Don Horacio tenía una facultad que yo nunca más volví a encontrar en las personas. Sabía “historiarlas”, como decía él. Historiar era escucharlas, recordar lo que dijeron, las circunstancias en que dijeron y convertir en máximas los dichos del interlocutor. En eso, él era insuperable. Quizás no exista compromiso emocional mayor con alguien que recordarle “en buena” sus palabras. No se me ocurren muchos ejemplos, aunque recuerdo que alguna vez, contándole seguramente lo mucho que me aburría con los asuntos más rutinarios de mi trabajo en un banco, le dije que, en la noche, me ponía en entredicho preguntándome “a qué hemos venido”. Fue como si hablara una montaña y cayera un rayo. No lo olvidó nunca. El “a qué hemos venido” pasó a ser una sentencia capital. Tú lo dijiste muy bien, Héctor: “a qué hemos venido”. Y la repetía con unción y gravedad, entornando los ojos, a propósito de mil situaciones distintas. Le sacaba punta a esta facilidad suya para historiar a las personas. ¿Quién te va historiar cuando yo me muera?, les preguntaba a sus hijas y me lo preguntaba a mí. ¿Quién hubiera podido imaginar en ese momento que su final estaba próximo?
Es una torpeza decirlo en estos términos, pero es lo que todavía siento: me duró poco don Horario. Algo más de cuatro años. Al morir tenía 76 años y fui el primer sorprendido, porque yo −bien pavo, diría él− le echaba doce menos por lo bajo. Era tan ágil y vital.
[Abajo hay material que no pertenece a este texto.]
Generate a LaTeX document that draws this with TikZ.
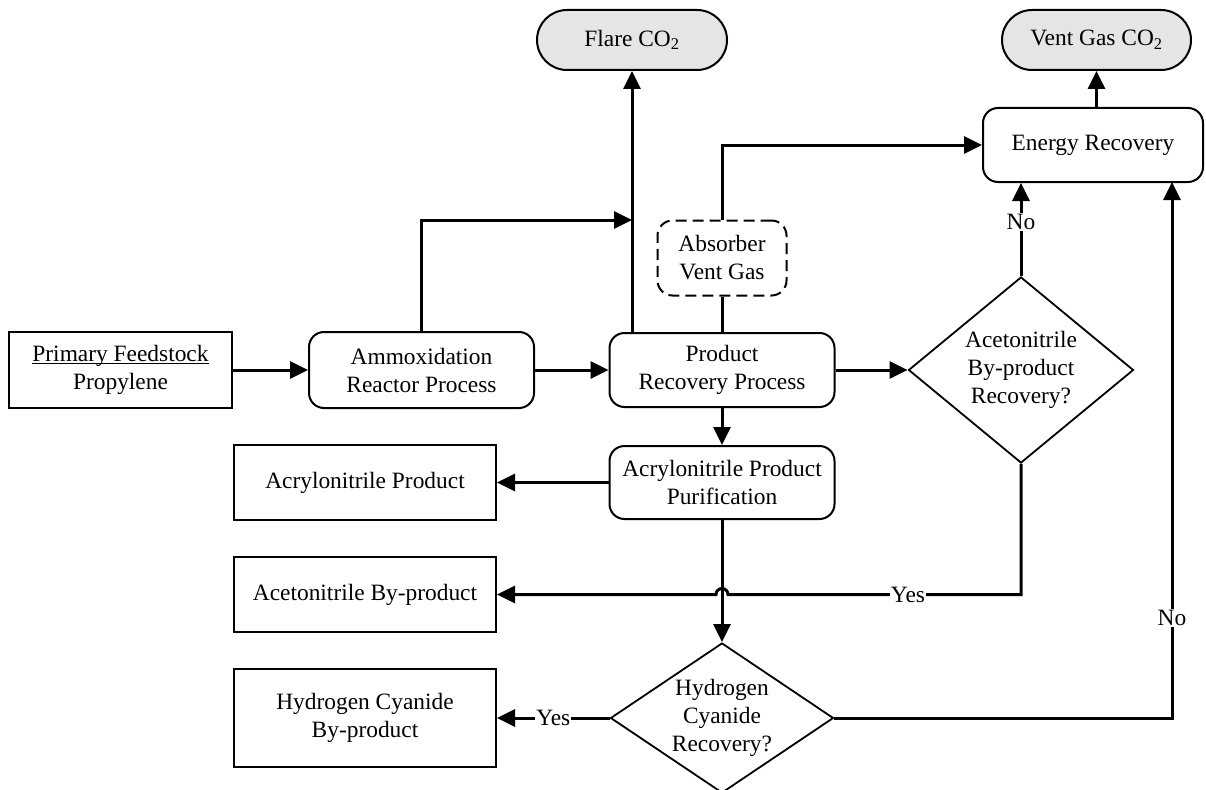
\documentclass[tikz,border=0pt]{standalone}
\usepackage{fontspec}
\setmainfont{Liberation Serif}
\usetikzlibrary{shapes.geometric,arrows.meta}
\newcommand\ulbase[1]{\setbox0\hbox{#1}\rlap{\rule[-2.5pt]{\wd0}{1.3pt}}\box0}
\begin{document}
\begin{tikzpicture}[x=1pt,y=-1pt,
  every node/.style={font=\fontsize{23.4}{28}\selectfont, align=center, inner sep=0pt},
  outbox/.style={draw, line width=2pt, minimum width=#1, minimum height=75pt},
  outbox/.default=262pt,
  procbox/.style={draw, line width=2pt, rounded corners=15pt, minimum width=#1, minimum height=75pt},
  procbox/.default=225pt,
  termbox/.style={draw, line width=2pt, rounded corners=30pt, fill=black!10, minimum width=#1, minimum height=60pt},
  dashbox/.style={draw, line width=2pt, dashed, dash pattern=on 11pt off 6pt, rounded corners=15pt, minimum width=129pt, minimum height=75pt},
  decision/.style={draw, diamond, line width=1.8pt, aspect=1.2},
  conn/.style={line width=3pt, -{Triangle[length=18pt,width=17pt]}},
  plainconn/.style={line width=3pt},
  lbl/.style={fill=white, inner sep=1pt}
]
\useasboundingbox (0,0) rectangle (1206,789);
% nodes
\node[outbox=223pt, minimum height=76pt] (prim) at (120.5,370) {\ulbase{Primary Feedstock}\\Propylene};
\node[procbox=225pt, minimum height=76pt] (ammox) at (421.5,370) {Ammoxidation\\Reactor Process};
\node[procbox=225pt, minimum height=74pt] (prodrec) at (722,370) {Product\\Recovery Process};
\node[procbox=225pt, minimum height=73pt] (purif) at (722,482.5) {Acrylonitrile Product\\Purification};
\node[outbox=262pt] (acrp) at (365,482.5) {Acrylonitrile Product};
\node[outbox=262pt] (acn) at (365,594.5) {Acetonitrile By-product};
\node[outbox=262pt, minimum height=98pt] (hcnp) at (365,718) {Hydrogen Cyanide\\By-product};
\node[termbox=190pt] (flare) at (632,40) {Flare CO\textsubscript{2}};
\node[termbox=189pt] (vent) at (1096.5,40) {Vent Gas CO\textsubscript{2}};
\node[procbox=220pt, minimum height=74pt] (energy) at (1093,145) {Energy Recovery};
\node[dashbox] (absorb) at (722,258) {Absorber\\Vent Gas};
\node[decision, minimum width=225pt, minimum height=186pt] (acdec) at (1021,370) {Acetonitrile\\By-product\\Recovery?};
\node[decision, minimum width=223pt, minimum height=150pt, aspect=1.49] (hcndec) at (722,718) {Hydrogen\\Cyanide\\Recovery?};
% helper coordinates
\coordinate (j1) at (632,220);
\coordinate (c1) at (acdec.south |- acn.east);
\coordinate (hop) at (722,594.5);
\coordinate (e1) at (acdec.north |- energy.south);
\coordinate (e2) at (1172,182);
\coordinate (c2) at (e2 |- hcndec.east);
% connectors
\draw[conn] (prim.east) -- (ammox.west);
\draw[conn] (ammox.east) -- (prodrec.west);
\draw[conn] (prodrec.east) -- (acdec.west);
\draw[conn] (ammox.north) |- (j1);
\draw[conn] (prodrec.north -| flare.south) -- (flare.south);
\draw[plainconn] (prodrec.north) -- (absorb.south);
\draw[conn] (absorb.north) |- (energy.west);
\draw[conn] (energy.north -| vent.south) -- (vent.south);
\draw[conn] (acdec.north) -- (e1) node[lbl, pos=0.58] {No};
\draw[conn] (prodrec.south) -- (purif.north);
\draw[conn] (purif.west) -- (acrp.east);
\draw[conn] (purif.south) -- (hcndec.north);
\draw[conn] (acdec.south) -- (c1) -- ([xshift=6pt]hop) arc[start angle=0, end angle=180, radius=6pt] -- (acn.east);
\node[lbl] (yes1) at (908,594.5) {Yes};
\draw[conn] (hcndec.west) -- (hcnp.east) node[lbl, pos=0.5] {Yes};
\draw[conn] (hcndec.east) -- (c2) -- (e2);
\node[lbl] (no2) at (1172,618) {No};
\end{tikzpicture}
\end{document}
Eran tantas las ganas que tenía de vivir. Sus caminatas de la casa al consejo, sus tinas de agua fría, su adicción a las camisas de manga corta, su veto irrevocable a los abrigos y chalecos, transmitían una energía que ya hubiera querido yo a los treinta o cuarenta años. Murió el día de mi cumpleaños y no se lo recrimino en absoluto. Al contrario: es imposible no recordar lo que le debo a medida que me voy haciendo más viejo. Había sufrido un ataque cardiaco mes y medio antes, precisamente en la Nochebuena. Clínica, electros, reposo, casa y recuperación. A fines de enero parecía bastante repuesto. Había recuperado totalmente, no solo el semblante, sino también el humor. Vino entonces el segundo ataque, que le hizo pedazos el corazón. Murió de mañana, antes de meterse a la tina de agua helada y poco después de haber despachado su última columna al diario. Eso es lo que se llama morir en su ley.